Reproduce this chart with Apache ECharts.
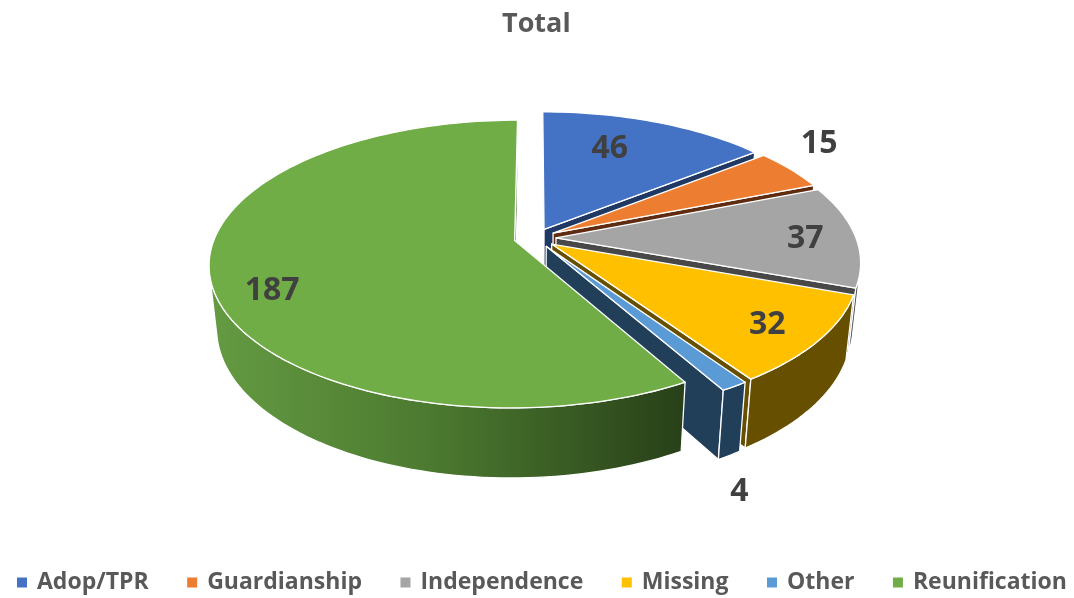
<!DOCTYPE html>
<html>
<head>
<meta charset="utf-8">
<style>html,body{margin:0;padding:0;background:#fff}#c{width:1074px;height:598px}</style>
<script src="https://cdn.jsdelivr.net/npm/echarts@6/dist/echarts.min.js"></script>
</head>
<body>
<div id="c"></div>
<script>
const categories = ['Adop/TPR','Guardianship','Independence','Missing','Other','Reunification'];
const values = [46,15,37,32,4,187];
const topColors = ['#4472c4','#ed7d31','#a5a5a5','#ffc000','#5b9bd5','#70ad47'];
const faceColors = ['#1f3864','#5f2c11','#484848','#665000','#223f59','#2b4519'];
const wallColors = ['#1f3864','#5f2c11','#484848','#665000','#223f59',null];
const labelRadius = [0.72,1.255,0.833,0.823,1.42,0.825];
const labelAngleShift = [-5.6,-6.6,0,0,11.8,-8];

// Projection of the tilted disk
const CX=535, CY=238, R=300, TILT=0.464, PERSP=0.163, DEPTH=64, SHRINK=0.023, EXPLODE=0.07;
const rad=d=>d*Math.PI/180;
function project(u,v,z){
  const w=1-PERSP*v+SHRINK*z;
  return [CX+R*u/w, CY+(R*TILT*v+DEPTH*z)/w];
}
const total=values.reduce((a,b)=>a+b,0);
const starts=[];let acc=0;
values.forEach(x=>{starts.push(acc/total*360);acc+=x;});

function sliceChildren(i,val){
  const a0=starts[i], a1=a0+val/total*360, mid=(a0+a1)/2;
  const ex=EXPLODE*Math.sin(rad(mid)), ey=-EXPLODE*Math.cos(rad(mid));
  const rim=(t,z)=>project(ex+Math.sin(rad(t)),ey-Math.cos(rad(t)),z);
  const apex=z=>project(ex,ey,z);
  const border={stroke:'#fff',lineWidth:1.3,lineJoin:'round'};
  const kids=[];
  const fill=wallColors[i]||new echarts.graphic.LinearGradient(215,0,690,0,[
    {offset:0,color:'#649a42'},{offset:0.45,color:'#4c7a30'},{offset:1,color:'#273f18'}],true);
  // radial faces
  [[a0,-1],[a1,1]].forEach(([t,sign])=>{
    const A=apex(0),B=rim(t,0);
    if(sign*(B[0]-A[0])>0){
      kids.push({type:'polygon',shape:{points:[A,B,rim(t,1),apex(1)]},style:{fill:faceColors[i],...border}});
    }
  });
  // outer wall: keep only the part of the arc that faces the viewer
  const steps=Math.max(8,Math.ceil((a1-a0)/1.5));
  let top=[],bot=[];
  for(let k=0;k<=steps;k++){
    const t=a0+(a1-a0)*k/steps;
    const p=rim(t,0),q=rim(t,1),n=rim(t+0.2,0);
    const cross=(n[0]-p[0])*(q[1]-p[1])-(n[1]-p[1])*(q[0]-p[0]);
    if(cross<0){top.push(p);bot.push(q);}
  }
  if(top.length>1){
    kids.push({type:'polygon',shape:{points:top.concat(bot.reverse())},style:{fill:fill,...border}});
  }
  // top face
  const pts=[apex(0)];
  for(let k=0;k<=steps;k++)pts.push(rim(a0+(a1-a0)*k/steps,0));
  kids.push({type:'polygon',shape:{points:pts},style:{fill:topColors[i],...border}});
  // value label
  const la=mid+labelAngleShift[i], lr=labelRadius[i];
  const lp=project(ex+lr*Math.sin(rad(la)),ey-lr*Math.cos(rad(la)),0);
  kids.push({type:'text',z2:100,x:lp[0],y:lp[1]+3,style:{text:String(val),fill:'#404040',
    font:'bold 32px "Open Sans", sans-serif',align:'center',verticalAlign:'middle'}});
  return kids;
}

const series=categories.map((name,i)=>({
  type:'custom',name,coordinateSystem:'none',animation:false,silent:true,
  itemStyle:{color:topColors[i]},
  data:[[values[i]]],
  renderItem:(params,api)=>({type:'group',children:sliceChildren(i,api.value(0))})
}));

const chart=echarts.init(document.getElementById('c'),null,{renderer:'canvas'});
chart.setOption({
  backgroundColor:'#fff',animation:false,
  title:{text:'Total',left:497,top:6,textStyle:{fontFamily:'Open Sans',fontSize:27,fontWeight:'bold',color:'#595959'}},
  legend:{data:categories,left:17,top:571,padding:0,icon:'rect',itemWidth:10,itemHeight:10,itemGap:38.5,
    textStyle:{fontFamily:'Open Sans',fontSize:23,fontWeight:'bold',color:'#595959',padding:[0,0,0,5]}},
  series
});
</script>
</body>
</html>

□ □ □

Task directions.
Ignore the images and quote every line of the listing exactly.

Task answer.
Reproduce this chart with Apache ECharts.
<!DOCTYPE html>
<html>
<head>
<meta charset="utf-8">
<style>html,body{margin:0;padding:0;background:#fff}#c{width:1074px;height:598px}</style>
<script src="https://cdn.jsdelivr.net/npm/echarts@6/dist/echarts.min.js"></script>
</head>
<body>
<div id="c"></div>
<script>
const categories = ['Adop/TPR','Guardianship','Independence','Missing','Other','Reunification'];
const values = [46,15,37,32,4,187];
const topColors = ['#4472c4','#ed7d31','#a5a5a5','#ffc000','#5b9bd5','#70ad47'];
const faceColors = ['#1f3864','#5f2c11','#484848','#665000','#223f59','#2b4519'];
const wallColors = ['#1f3864','#5f2c11','#484848','#665000','#223f59',null];
const labelRadius = [0.72,1.255,0.833,0.823,1.42,0.825];
const labelAngleShift = [-5.6,-6.6,0,0,11.8,-8];

// Projection of the tilted disk
const CX=535, CY=238, R=300, TILT=0.464, PERSP=0.163, DEPTH=64, SHRINK=0.023, EXPLODE=0.07;
const rad=d=>d*Math.PI/180;
function project(u,v,z){
  const w=1-PERSP*v+SHRINK*z;
  return [CX+R*u/w, CY+(R*TILT*v+DEPTH*z)/w];
}
const total=values.reduce((a,b)=>a+b,0);
const starts=[];let acc=0;
values.forEach(x=>{starts.push(acc/total*360);acc+=x;});

function sliceChildren(i,val){
  const a0=starts[i], a1=a0+val/total*360, mid=(a0+a1)/2;
  const ex=EXPLODE*Math.sin(rad(mid)), ey=-EXPLODE*Math.cos(rad(mid));
  const rim=(t,z)=>project(ex+Math.sin(rad(t)),ey-Math.cos(rad(t)),z);
  const apex=z=>project(ex,ey,z);
  const border={stroke:'#fff',lineWidth:1.3,lineJoin:'round'};
  const kids=[];
  const fill=wallColors[i]||new echarts.graphic.LinearGradient(215,0,690,0,[
    {offset:0,color:'#649a42'},{offset:0.45,color:'#4c7a30'},{offset:1,color:'#273f18'}],true);
  // radial faces
  [[a0,-1],[a1,1]].forEach(([t,sign])=>{
    const A=apex(0),B=rim(t,0);
    if(sign*(B[0]-A[0])>0){
      kids.push({type:'polygon',shape:{points:[A,B,rim(t,1),apex(1)]},style:{fill:faceColors[i],...border}});
    }
  });
  // outer wall: keep only the part of the arc that faces the viewer
  const steps=Math.max(8,Math.ceil((a1-a0)/1.5));
  let top=[],bot=[];
  for(let k=0;k<=steps;k++){
    const t=a0+(a1-a0)*k/steps;
    const p=rim(t,0),q=rim(t,1),n=rim(t+0.2,0);
    const cross=(n[0]-p[0])*(q[1]-p[1])-(n[1]-p[1])*(q[0]-p[0]);
    if(cross<0){top.push(p);bot.push(q);}
  }
  if(top.length>1){
    kids.push({type:'polygon',shape:{points:top.concat(bot.reverse())},style:{fill:fill,...border}});
  }
  // top face
  const pts=[apex(0)];
  for(let k=0;k<=steps;k++)pts.push(rim(a0+(a1-a0)*k/steps,0));
  kids.push({type:'polygon',shape:{points:pts},style:{fill:topColors[i],...border}});
  // value label
  const la=mid+labelAngleShift[i], lr=labelRadius[i];
  const lp=project(ex+lr*Math.sin(rad(la)),ey-lr*Math.cos(rad(la)),0);
  kids.push({type:'text',z2:100,x:lp[0],y:lp[1]+3,style:{text:String(val),fill:'#404040',
    font:'bold 32px "Open Sans", sans-serif',align:'center',verticalAlign:'middle'}});
  return kids;
}

const series=categories.map((name,i)=>({
  type:'custom',name,coordinateSystem:'none',animation:false,silent:true,
  itemStyle:{color:topColors[i]},
  data:[[values[i]]],
  renderItem:(params,api)=>({type:'group',children:sliceChildren(i,api.value(0))})
}));

const chart=echarts.init(document.getElementById('c'),null,{renderer:'canvas'});
chart.setOption({
  backgroundColor:'#fff',animation:false,
  title:{text:'Total',left:497,top:6,textStyle:{fontFamily:'Open Sans',fontSize:27,fontWeight:'bold',color:'#595959'}},
  legend:{data:categories,left:17,top:571,padding:0,icon:'rect',itemWidth:10,itemHeight:10,itemGap:38.5,
    textStyle:{fontFamily:'Open Sans',fontSize:23,fontWeight:'bold',color:'#595959',padding:[0,0,0,5]}},
  series
});
</script>
</body>
</html>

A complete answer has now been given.